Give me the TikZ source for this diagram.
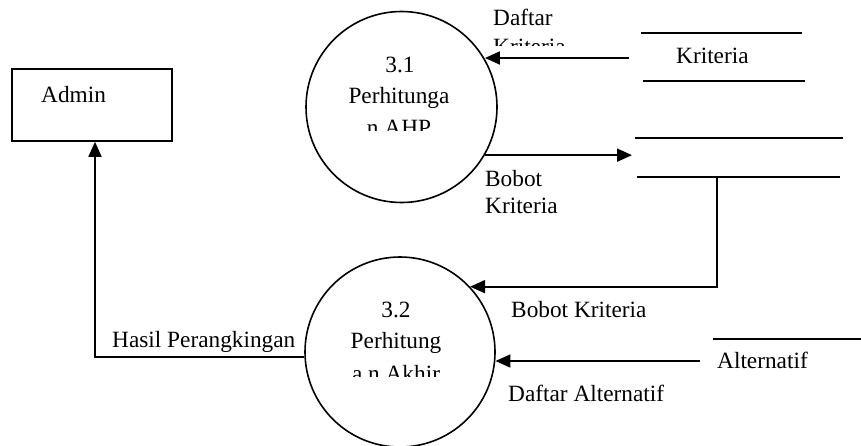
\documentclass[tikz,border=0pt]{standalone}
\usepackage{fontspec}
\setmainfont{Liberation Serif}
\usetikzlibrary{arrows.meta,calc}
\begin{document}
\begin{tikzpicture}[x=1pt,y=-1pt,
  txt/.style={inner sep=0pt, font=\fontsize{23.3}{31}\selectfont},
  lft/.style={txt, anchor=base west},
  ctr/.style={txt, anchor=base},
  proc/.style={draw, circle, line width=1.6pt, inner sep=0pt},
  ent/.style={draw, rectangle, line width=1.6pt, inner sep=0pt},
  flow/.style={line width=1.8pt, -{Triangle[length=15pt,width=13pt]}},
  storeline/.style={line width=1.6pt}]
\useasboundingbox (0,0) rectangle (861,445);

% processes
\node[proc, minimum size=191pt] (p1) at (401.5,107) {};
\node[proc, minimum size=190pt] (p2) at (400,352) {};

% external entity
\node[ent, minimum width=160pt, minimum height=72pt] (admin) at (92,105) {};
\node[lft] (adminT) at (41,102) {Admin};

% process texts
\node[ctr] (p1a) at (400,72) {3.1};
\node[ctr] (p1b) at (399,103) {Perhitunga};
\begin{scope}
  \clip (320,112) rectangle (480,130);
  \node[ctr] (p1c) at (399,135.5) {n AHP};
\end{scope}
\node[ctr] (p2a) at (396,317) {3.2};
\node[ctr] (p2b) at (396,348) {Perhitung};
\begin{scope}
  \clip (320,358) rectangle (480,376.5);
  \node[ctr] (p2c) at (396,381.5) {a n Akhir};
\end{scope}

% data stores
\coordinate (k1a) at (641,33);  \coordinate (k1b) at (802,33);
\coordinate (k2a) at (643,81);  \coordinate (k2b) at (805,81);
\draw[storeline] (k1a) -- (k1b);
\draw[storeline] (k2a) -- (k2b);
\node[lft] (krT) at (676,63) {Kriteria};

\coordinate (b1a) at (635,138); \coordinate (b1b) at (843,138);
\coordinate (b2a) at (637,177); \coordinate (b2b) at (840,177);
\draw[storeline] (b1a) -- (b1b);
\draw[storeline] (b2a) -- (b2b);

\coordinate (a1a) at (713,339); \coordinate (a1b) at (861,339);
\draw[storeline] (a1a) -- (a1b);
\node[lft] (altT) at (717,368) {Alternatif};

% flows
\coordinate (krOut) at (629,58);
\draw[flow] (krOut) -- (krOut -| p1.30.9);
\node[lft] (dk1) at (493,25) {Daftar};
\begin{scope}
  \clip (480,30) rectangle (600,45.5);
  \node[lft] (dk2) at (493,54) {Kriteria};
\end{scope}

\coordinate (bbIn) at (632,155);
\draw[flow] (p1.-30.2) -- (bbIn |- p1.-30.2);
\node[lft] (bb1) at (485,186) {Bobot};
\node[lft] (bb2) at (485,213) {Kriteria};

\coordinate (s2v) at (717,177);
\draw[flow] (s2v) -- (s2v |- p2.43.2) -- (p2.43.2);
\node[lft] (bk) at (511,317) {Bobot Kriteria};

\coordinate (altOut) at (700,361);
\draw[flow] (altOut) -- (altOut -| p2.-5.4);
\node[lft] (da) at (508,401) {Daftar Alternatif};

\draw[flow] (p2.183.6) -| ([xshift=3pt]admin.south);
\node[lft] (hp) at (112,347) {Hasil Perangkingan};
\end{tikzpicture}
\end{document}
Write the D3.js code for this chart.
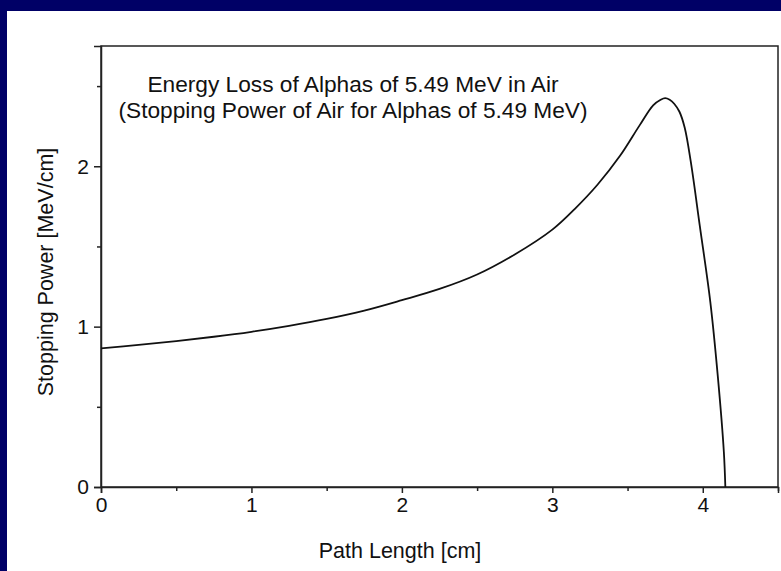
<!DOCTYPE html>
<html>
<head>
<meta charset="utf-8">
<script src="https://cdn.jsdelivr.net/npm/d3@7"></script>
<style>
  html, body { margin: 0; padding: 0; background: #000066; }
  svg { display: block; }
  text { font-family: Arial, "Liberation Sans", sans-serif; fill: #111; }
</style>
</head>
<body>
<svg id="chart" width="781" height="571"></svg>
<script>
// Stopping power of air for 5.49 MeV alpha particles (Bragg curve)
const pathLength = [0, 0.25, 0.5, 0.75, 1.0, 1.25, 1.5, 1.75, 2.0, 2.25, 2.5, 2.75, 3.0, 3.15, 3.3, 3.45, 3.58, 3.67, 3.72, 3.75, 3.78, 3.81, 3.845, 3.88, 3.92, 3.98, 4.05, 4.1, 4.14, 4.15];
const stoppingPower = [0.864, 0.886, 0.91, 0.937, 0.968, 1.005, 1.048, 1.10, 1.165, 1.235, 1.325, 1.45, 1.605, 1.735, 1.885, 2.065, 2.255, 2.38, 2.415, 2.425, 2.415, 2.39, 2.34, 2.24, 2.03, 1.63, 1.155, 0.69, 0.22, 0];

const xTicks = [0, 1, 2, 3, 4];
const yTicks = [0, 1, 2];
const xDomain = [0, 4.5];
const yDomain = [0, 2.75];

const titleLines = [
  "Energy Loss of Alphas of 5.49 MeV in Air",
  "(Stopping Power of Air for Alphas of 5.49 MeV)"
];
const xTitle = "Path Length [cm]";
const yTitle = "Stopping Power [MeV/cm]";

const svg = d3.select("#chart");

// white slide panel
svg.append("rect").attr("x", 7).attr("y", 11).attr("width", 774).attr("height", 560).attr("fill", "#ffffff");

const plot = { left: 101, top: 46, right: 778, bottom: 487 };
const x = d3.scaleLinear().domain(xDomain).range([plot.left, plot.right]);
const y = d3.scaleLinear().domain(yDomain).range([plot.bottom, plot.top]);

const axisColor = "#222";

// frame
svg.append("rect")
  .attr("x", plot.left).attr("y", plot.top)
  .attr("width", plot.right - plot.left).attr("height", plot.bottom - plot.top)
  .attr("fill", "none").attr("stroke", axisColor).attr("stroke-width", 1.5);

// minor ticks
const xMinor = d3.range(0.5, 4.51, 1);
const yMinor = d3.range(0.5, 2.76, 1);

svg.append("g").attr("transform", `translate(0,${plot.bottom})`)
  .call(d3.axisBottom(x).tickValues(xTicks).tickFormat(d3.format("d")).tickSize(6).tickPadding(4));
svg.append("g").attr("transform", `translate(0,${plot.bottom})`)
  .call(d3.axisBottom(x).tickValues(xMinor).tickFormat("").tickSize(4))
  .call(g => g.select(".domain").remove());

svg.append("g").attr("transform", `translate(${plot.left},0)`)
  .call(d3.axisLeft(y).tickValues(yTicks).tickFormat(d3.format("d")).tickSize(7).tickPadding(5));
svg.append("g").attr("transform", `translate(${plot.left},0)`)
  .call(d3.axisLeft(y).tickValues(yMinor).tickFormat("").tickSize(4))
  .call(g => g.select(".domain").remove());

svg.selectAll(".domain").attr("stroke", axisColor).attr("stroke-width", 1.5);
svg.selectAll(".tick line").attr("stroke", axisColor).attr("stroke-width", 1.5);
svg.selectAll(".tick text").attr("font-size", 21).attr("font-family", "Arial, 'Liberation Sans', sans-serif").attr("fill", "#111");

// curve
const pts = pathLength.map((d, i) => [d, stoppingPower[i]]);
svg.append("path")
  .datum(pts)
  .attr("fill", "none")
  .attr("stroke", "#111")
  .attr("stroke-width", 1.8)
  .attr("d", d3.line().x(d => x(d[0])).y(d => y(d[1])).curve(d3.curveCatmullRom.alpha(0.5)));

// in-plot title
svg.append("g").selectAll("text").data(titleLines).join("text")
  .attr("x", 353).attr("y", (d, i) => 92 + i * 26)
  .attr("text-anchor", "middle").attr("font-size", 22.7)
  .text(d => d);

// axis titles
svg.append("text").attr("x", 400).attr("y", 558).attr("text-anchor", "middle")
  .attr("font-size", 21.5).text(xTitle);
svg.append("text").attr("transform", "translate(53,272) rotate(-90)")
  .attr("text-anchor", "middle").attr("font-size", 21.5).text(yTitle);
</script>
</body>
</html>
-*-
#### Task brief
Collect, from the material above, every line containing the word "chart".

#### Final result
Write the D3.js code for this chart.
<svg id="chart" width="781" height="571"></svg>
const svg = d3.select("#chart");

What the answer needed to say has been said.